### Short exercise
Reproduce the listing below exactly, beginning with its first line and ending with the line that holds "9.0, 8.0, 7.0, 6.0, 7.0, 4.4, 3.0, 1.7, 1.5, 0.8]"; pictures are not part of the copy.

⁂

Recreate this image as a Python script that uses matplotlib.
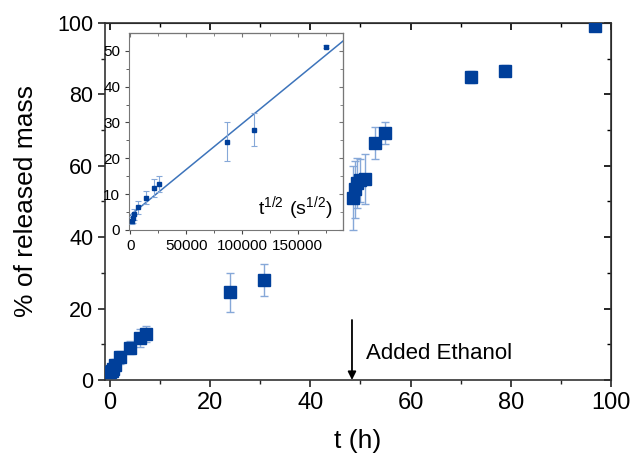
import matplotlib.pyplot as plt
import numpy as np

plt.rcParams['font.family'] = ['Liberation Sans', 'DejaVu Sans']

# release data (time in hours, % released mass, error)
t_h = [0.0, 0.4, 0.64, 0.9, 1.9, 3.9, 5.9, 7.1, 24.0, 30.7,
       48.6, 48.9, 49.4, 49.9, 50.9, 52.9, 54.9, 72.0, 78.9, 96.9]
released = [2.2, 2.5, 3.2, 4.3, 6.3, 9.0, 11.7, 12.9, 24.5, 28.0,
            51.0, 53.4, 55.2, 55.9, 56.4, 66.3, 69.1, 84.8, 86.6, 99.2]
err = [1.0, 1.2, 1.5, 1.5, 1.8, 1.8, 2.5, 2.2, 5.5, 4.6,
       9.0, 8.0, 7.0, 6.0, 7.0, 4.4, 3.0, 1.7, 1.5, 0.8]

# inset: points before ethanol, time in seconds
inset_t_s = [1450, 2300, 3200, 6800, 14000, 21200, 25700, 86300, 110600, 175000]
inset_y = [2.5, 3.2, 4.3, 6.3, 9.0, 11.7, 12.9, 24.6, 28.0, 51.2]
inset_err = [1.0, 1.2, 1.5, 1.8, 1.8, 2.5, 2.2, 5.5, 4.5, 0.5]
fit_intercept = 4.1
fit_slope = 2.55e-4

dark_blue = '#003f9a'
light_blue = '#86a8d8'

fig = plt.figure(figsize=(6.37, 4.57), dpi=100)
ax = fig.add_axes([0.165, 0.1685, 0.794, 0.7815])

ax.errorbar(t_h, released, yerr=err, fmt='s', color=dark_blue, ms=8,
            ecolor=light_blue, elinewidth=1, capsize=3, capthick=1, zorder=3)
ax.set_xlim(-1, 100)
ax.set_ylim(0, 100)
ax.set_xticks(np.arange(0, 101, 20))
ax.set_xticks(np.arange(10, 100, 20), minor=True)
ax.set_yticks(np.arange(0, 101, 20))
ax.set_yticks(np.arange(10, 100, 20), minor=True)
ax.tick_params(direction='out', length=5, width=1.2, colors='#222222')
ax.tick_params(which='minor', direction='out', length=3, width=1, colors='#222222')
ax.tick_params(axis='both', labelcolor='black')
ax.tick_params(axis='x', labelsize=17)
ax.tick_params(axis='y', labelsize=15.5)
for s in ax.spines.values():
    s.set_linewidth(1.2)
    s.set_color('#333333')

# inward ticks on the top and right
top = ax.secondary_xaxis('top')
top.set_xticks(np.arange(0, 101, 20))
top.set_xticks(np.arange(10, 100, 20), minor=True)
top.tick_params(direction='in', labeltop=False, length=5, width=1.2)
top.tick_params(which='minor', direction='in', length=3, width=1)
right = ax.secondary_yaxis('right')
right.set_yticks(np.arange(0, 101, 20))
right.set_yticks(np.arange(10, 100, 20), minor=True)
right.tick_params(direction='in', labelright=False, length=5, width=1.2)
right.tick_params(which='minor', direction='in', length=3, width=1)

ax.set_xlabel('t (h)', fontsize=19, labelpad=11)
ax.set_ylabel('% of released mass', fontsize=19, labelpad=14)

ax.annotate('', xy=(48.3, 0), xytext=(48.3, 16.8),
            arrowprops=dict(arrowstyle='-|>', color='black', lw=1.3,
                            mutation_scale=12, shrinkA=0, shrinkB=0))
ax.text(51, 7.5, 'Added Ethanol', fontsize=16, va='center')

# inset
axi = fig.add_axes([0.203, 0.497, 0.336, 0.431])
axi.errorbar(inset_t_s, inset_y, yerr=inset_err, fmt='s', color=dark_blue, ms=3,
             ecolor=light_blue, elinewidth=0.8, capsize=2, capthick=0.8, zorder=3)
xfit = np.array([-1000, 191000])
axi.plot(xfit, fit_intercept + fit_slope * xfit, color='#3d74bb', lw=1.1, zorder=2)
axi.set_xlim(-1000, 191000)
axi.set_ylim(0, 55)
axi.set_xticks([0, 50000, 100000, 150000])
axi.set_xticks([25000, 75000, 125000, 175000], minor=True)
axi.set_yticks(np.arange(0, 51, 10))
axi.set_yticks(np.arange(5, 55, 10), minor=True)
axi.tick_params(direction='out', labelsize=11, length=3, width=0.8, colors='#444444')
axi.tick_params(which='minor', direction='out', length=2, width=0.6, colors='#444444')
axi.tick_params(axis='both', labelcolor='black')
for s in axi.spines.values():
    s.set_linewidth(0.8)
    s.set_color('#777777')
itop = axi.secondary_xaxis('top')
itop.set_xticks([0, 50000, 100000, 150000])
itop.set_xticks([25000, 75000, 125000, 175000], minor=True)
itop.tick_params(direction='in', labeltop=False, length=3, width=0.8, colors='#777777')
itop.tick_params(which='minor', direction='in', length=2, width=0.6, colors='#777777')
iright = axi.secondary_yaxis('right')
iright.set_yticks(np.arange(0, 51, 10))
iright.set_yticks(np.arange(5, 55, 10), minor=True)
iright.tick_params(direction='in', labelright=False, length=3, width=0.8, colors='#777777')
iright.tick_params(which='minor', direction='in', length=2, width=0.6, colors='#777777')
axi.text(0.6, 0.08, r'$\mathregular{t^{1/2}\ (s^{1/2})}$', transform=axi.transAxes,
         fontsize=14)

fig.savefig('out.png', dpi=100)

⁂

### Problem solution
Recreate this image as a Python script that uses matplotlib.
import matplotlib.pyplot as plt
import numpy as np

plt.rcParams['font.family'] = ['Liberation Sans', 'DejaVu Sans']

# release data (time in hours, % released mass, error)
t_h = [0.0, 0.4, 0.64, 0.9, 1.9, 3.9, 5.9, 7.1, 24.0, 30.7,
       48.6, 48.9, 49.4, 49.9, 50.9, 52.9, 54.9, 72.0, 78.9, 96.9]
released = [2.2, 2.5, 3.2, 4.3, 6.3, 9.0, 11.7, 12.9, 24.5, 28.0,
            51.0, 53.4, 55.2, 55.9, 56.4, 66.3, 69.1, 84.8, 86.6, 99.2]
err = [1.0, 1.2, 1.5, 1.5, 1.8, 1.8, 2.5, 2.2, 5.5, 4.6,
       9.0, 8.0, 7.0, 6.0, 7.0, 4.4, 3.0, 1.7, 1.5, 0.8]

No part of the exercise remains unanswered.